Dataset excerpt:
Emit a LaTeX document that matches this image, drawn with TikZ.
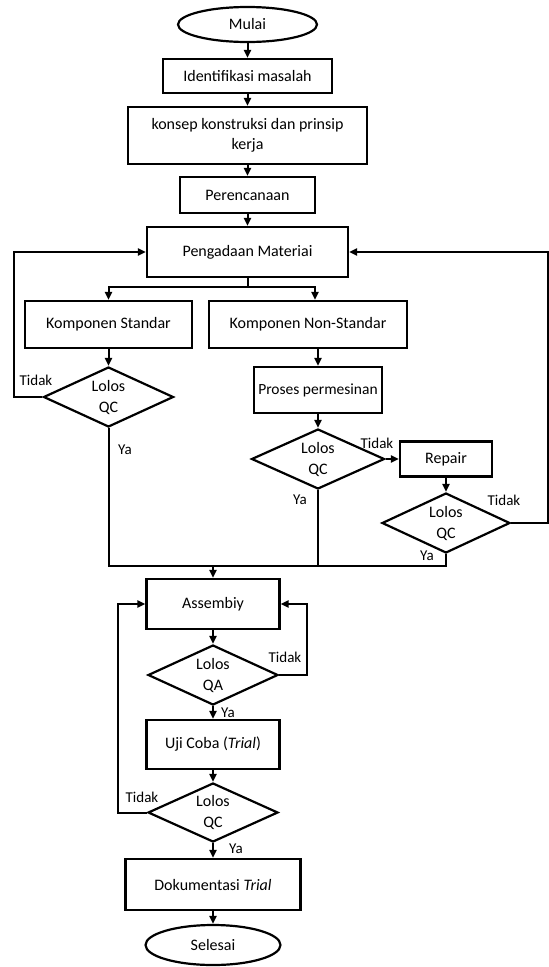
\documentclass[tikz,border=0pt]{standalone}
\usepackage{fontspec}
\setmainfont{Carlito}
\usetikzlibrary{shapes.geometric,arrows.meta,calc}
\begin{document}
\begin{tikzpicture}[x=1pt,y=-1pt,
 font=\fontsize{16}{20}\selectfont,
 box/.style={draw, line width=2.2pt, rectangle, inner sep=0pt, align=center},
 term/.style={draw, line width=2.2pt, ellipse, inner sep=0pt},
 dec/.style={draw, line width=2.2pt, diamond, inner sep=0pt, minimum width=130pt, minimum height=60pt},
 dtext/.style={align=center, inner sep=0pt, font=\fontsize{16}{21}\selectfont},
 line/.style={line width=2pt},
 arr/.style={line, -{Triangle[length=8pt,width=7pt]}},
 lab/.style={font=\fontsize{15}{18}\selectfont, inner sep=0pt}
]
\useasboundingbox (0,0) rectangle (549,967);

% nodes
\node[term, minimum width=139pt, minimum height=35pt] (mulai) at (247.5,24.5) {Mulai};
\node[box, minimum width=169pt, minimum height=34pt] (id) at (247.5,76) {Identifikasi masalah};
\node[box, minimum width=239pt, minimum height=57pt] (kon) at (247.5,135.5) {konsep konstruksi dan prinsip\\kerja};
\node[box, minimum width=135pt, minimum height=36pt] (per) at (247.5,195) {Perencanaan};
\node[box, minimum width=201pt, minimum height=50pt] (peng) at (247.5,252) {Pengadaan Materiai};
\node[box, minimum width=167pt, minimum height=47pt] (ks) at (108.5,324.5) {Komponen Standar};
\node[box, minimum width=198pt, minimum height=47pt] (kns) at (308,324.5) {Komponen Non-Standar};
\node[box, minimum width=128pt, minimum height=46pt, font=\fontsize{15.5}{19}\selectfont] (pro) at (318,390) {Proses permesinan};
\node[dec, label={[dtext]center:{Lolos\\QC}}] (d1) at (108.5,397) {};
\node[dec, minimum width=133pt, label={[dtext]center:{Lolos\\QC}}] (d2) at (318,459) {};
\node[box, minimum width=92pt, minimum height=35pt] (rep) at (446,459) {Repair};
\node[dec, minimum width=128pt, label={[dtext]center:{Lolos\\QC}}] (d3) at (446,523) {};
\node[box, minimum width=133pt, minimum height=50pt] (as) at (213,604) {Assembiy};
\node[dec, label={[dtext]center:{Lolos\\QA}}] (qa) at (213,675) {};
\node[box, minimum width=133pt, minimum height=49pt] (uji) at (213,744.5) {Uji Coba (\textit{Trial})};
\node[dec, minimum height=59pt, label={[dtext]center:{Lolos\\QC}}] (qc) at (213,812.5) {};
\node[box, minimum width=175pt, minimum height=51pt] (dok) at (213,884.5) {Dokumentasi \textit{Trial}};
\node[term, minimum width=135pt, minimum height=40pt] (sel) at (213,945) {Selesai};

% helper coordinates
\coordinate (sp) at (247.5,287);
\coordinate (lx) at (14,0);
\coordinate (rx) at (547.5,0);
\coordinate (m) at (213,566);
\coordinate (ax) at (307,0);
\coordinate (bx) at (118,0);

% connectors
\draw[arr] (mulai) -- (id);
\draw[arr] (id) -- (kon);
\draw[arr] (kon) -- (per);
\draw[arr] (per) -- (peng);
\draw[line] (peng.south) -- (sp);
\draw[arr] (sp) -| (ks.north);
\draw[arr] (sp) -| ([xshift=7pt]kns.north);
\draw[arr] (ks) -- (d1);
\draw[arr] (kns.south -| pro.north) -- (pro.north);
\draw[arr] (pro) -- (d2);
\draw[arr] (d1.west) -- (d1.west -| lx) -- (peng.west -| lx) -- (peng.west);
\draw[arr] (d2.east) -- (rep.west);
\draw[arr] (rep) -- (d3);
\draw[arr] (d3.east) -- (d3.east -| rx) -- (peng.east -| rx) -- (peng.east);
\draw[line] (d1.south) |- (m);
\draw[line] (d3.south) |- (m);
\draw[line] (d2.south) -- (d2.south |- m);
\draw[arr] (m) -- (as.north);
\draw[arr] (as) -- (qa);
\draw[arr] (qa.east) -- (qa.east -| ax) -- (as.east -| ax) -- (as.east);
\draw[arr] (qa) -- (uji);
\draw[arr] (uji) -- (qc);
\draw[arr] (qc.west) -- (qc.west -| bx) -- (as.west -| bx) -- (as.west);
\draw[arr] (qc) -- (dok);
\draw[arr] (dok) -- (sel);

% labels
\node[lab] (t1) at (36,380) {Tidak};
\node[lab] (y1) at (125,450) {Ya};
\node[lab] (t2) at (377,443) {Tidak};
\node[lab] (y2) at (300,500) {Ya};
\node[lab] (t3) at (504,500) {Tidak};
\node[lab] (y3) at (427,556) {Ya};
\node[lab] (t4) at (285,657) {Tidak};
\node[lab] (y4) at (228,713) {Ya};
\node[lab] (t5) at (142,797) {Tidak};
\node[lab] (y5) at (236,849) {Ya};
\end{tikzpicture}
\end{document}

Aim: Copy nothing but the lines from the top of the material through the line holding "(0,0) rectangle (549,967);", exactly as written; omit pictures.

Written response:
Emit a LaTeX document that matches this image, drawn with TikZ.
\documentclass[tikz,border=0pt]{standalone}
\usepackage{fontspec}
\setmainfont{Carlito}
\usetikzlibrary{shapes.geometric,arrows.meta,calc}
\begin{document}
\begin{tikzpicture}[x=1pt,y=-1pt,
 font=\fontsize{16}{20}\selectfont,
 box/.style={draw, line width=2.2pt, rectangle, inner sep=0pt, align=center},
 term/.style={draw, line width=2.2pt, ellipse, inner sep=0pt},
 dec/.style={draw, line width=2.2pt, diamond, inner sep=0pt, minimum width=130pt, minimum height=60pt},
 dtext/.style={align=center, inner sep=0pt, font=\fontsize{16}{21}\selectfont},
 line/.style={line width=2pt},
 arr/.style={line, -{Triangle[length=8pt,width=7pt]}},
 lab/.style={font=\fontsize{15}{18}\selectfont, inner sep=0pt}
]
\useasboundingbox (0,0) rectangle (549,967);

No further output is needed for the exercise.